Study: Job losses may result from cuts to hospital care (635 hits)
Healthcare Traveler Newsletter Staff
Source: Healthcare Traveler Mobile News
Medicare cuts to hospital care could lead to a loss of nearly 278,000 jobs, according to a study by Tripp Umbach, a firm specializing in conducting economic impact studies. The job losses are tied to cuts in hospital care included in H.R. 3630 (legislation extending the Social Security tax holiday, unemployment insurance and the physician fix), passed by the House; and mandatory sequestration, already slated to begin in 2013.
“Cuts in funding for hospital care will threaten jobs at a time when our nation needs to be creating jobs, not eliminating them,” says American Hospital Association (AHA) President and CEO Rich Umbdenstock. “H.R. 3630 would lead to further job loss in hospitals, an ill-advised move in these tough economic times.” The importance of hospitals to their communities extends far beyond health care, according to AMA.
In 2010, more than 4 million children were born in America’s hospitals. Hospitals employ more than 5.4 million people. Health care is responsible for 1 in 5 new jobs. Two out of every three dollars spent on hospital care goes to the wages and salaries of caregivers and other workers. The goods and services hospitals and hospital workers purchase from other businesses create additional jobs and economic value for their communities.

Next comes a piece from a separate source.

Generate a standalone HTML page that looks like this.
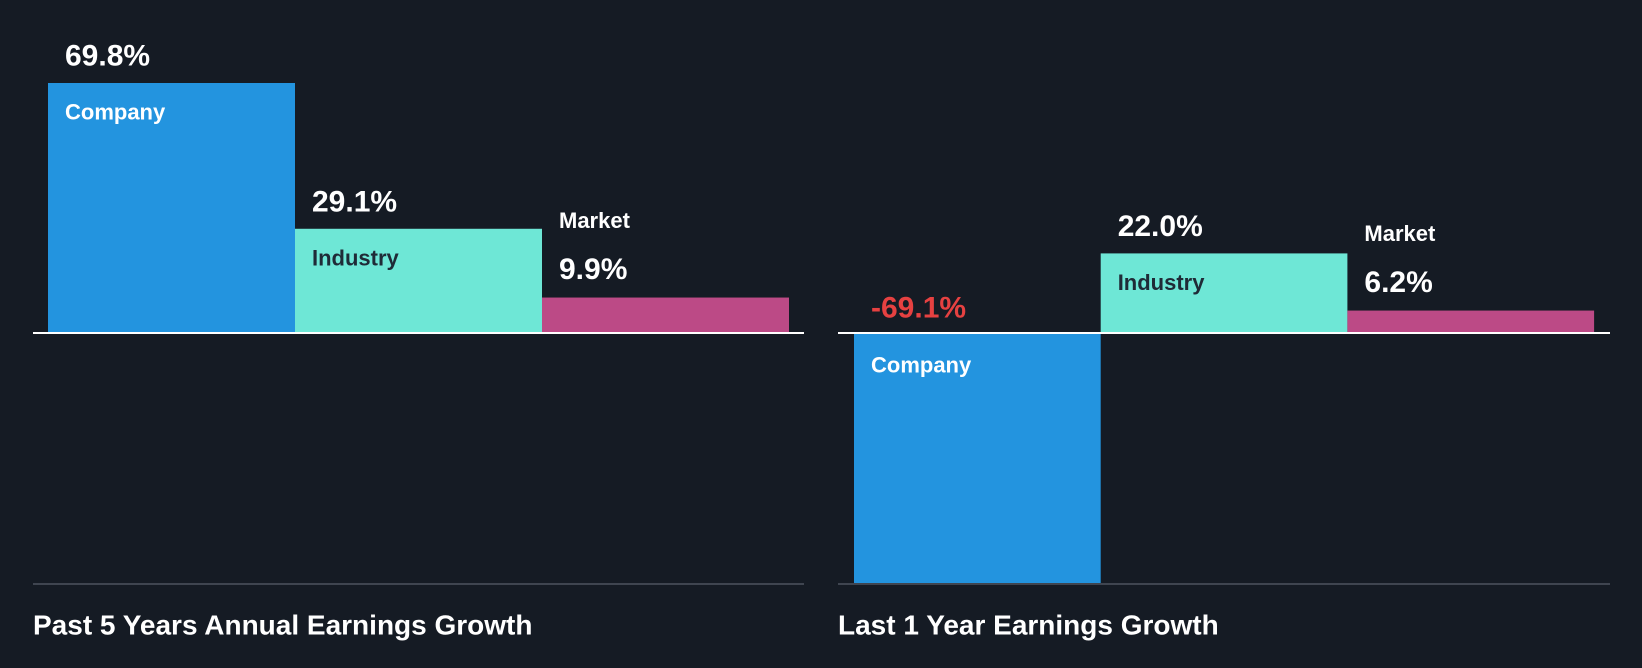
<!DOCTYPE html>
<html><head><meta charset="utf-8"><style>
html,body{margin:0;padding:0;background:#151b24;}
svg{display:block;font-family:"Liberation Sans",Arial,sans-serif;font-weight:bold;}
</style></head><body>
<svg id="chart" width="1642" height="668" viewBox="0 0 1642 668">
<rect width="1642" height="668" fill="#151b24"/>
</svg>
<script>
const categories = ["Company", "Industry", "Market"];
const panelTitles = ["Past 5 Years Annual Earnings Growth", "Last 1 Year Earnings Growth"];
const past5Values = [69.8, 29.1, 9.9];
const last1Values = [-69.1, 22.0, 6.2];
const colors = ["#2394df", "#6ee7d6", "#bc4a86"];
const nameColors = ["#ffffff", "#1f2b37", "#ffffff"];

const svg = document.getElementById('chart');
const NS = 'http://www.w3.org/2000/svg';
function mk(tag, attrs, text) {
  const e = document.createElementNS(NS, tag);
  for (const k in attrs) e.setAttribute(k, attrs[k]);
  if (text !== undefined) e.textContent = text;
  svg.appendChild(e);
  return e;
}
const zeroY = 333, bottomY = 584, maxH = 250;
const panels = [
  {x0: 33, x1: 804, barX: 48, barW: 247, values: past5Values, title: panelTitles[0], key: 'past-5-years'},
  {x0: 838, x1: 1610, barX: 854, barW: 246.7, values: last1Values, title: panelTitles[1], key: 'last-1-year'}
];
panels.forEach(p => {
  const maxAbs = Math.max(...p.values.map(Math.abs));
  const yScale = v => zeroY - v / maxAbs * maxH;
  p.values.forEach((v, i) => {
    const x = p.barX + i * p.barW;
    const y = yScale(v);
    const top = Math.min(y, zeroY), h = Math.abs(y - zeroY);
    const bar = mk('rect', {x: x, y: top, width: p.barW, height: h, fill: colors[i]});
    
    
    const tx = x + 17;
    const valStr = v.toFixed(1) + '%';
    let valY, nameY, nameFill = nameColors[i];
    if (v < 0) { valY = zeroY - 25; nameY = zeroY + 32; }
    else if (h > 60) { valY = top - 27; nameY = top + 29; }
    else { nameY = top - 77; valY = top - 28; nameFill = '#ffffff'; }
    const vt = mk('text', {x: tx, y: valY, 'font-size': 30, fill: v < 0 ? '#e64141' : '#ffffff', 'dominant-baseline': 'central'}, valStr);
    
    
    const nt = mk('text', {x: tx, y: nameY, 'font-size': 22, fill: nameFill, 'dominant-baseline': 'central'}, categories[i]);
    
    
  });
  const zl = mk('line', {x1: p.x0, x2: p.x1, y1: zeroY, y2: zeroY, stroke: '#ffffff', 'stroke-width': 2});
  
  
  const bl = mk('line', {x1: p.x0, x2: p.x1, y1: bottomY, y2: bottomY, stroke: '#3f4550', 'stroke-width': 2});
  
  
  const t = mk('text', {x: p.x0, y: 625, 'font-size': 28, fill: '#ffffff', 'dominant-baseline': 'central'}, p.title);
  
  
});
</script>
</body></html>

Hospitals rank second only to restaurants as the top source of private sector jobs. The Tripp Umbach study measures the effect of reductions in federal health care funding on both direct and indirect business volume and employment using an economic model developed by the Bureau of Economic Analysis. This model uses historical hospital employment patterns from the AHA Annual Survey and information from the Congressional Budget Office and analysis by AHA and the Moran Company on the potential level of cuts.
AMA notes that America’s hospitals have long been an economic mainstay providing stability and growth even during times of recession. Despite the sluggish economy, the health care sector employs 36 percent more people than it did 10 years ago. Data from the Bureau of Labor Statistics show that hospitals created 89,000 jobs in 2011. As the country faces a demographic shift in which more and more seniors will be in need of hospital care, Congress is implementing policies that will result in fewer caregivers being able to care for them.
The Tripp Umbach report and other resources are available at www.aha.org/jobs.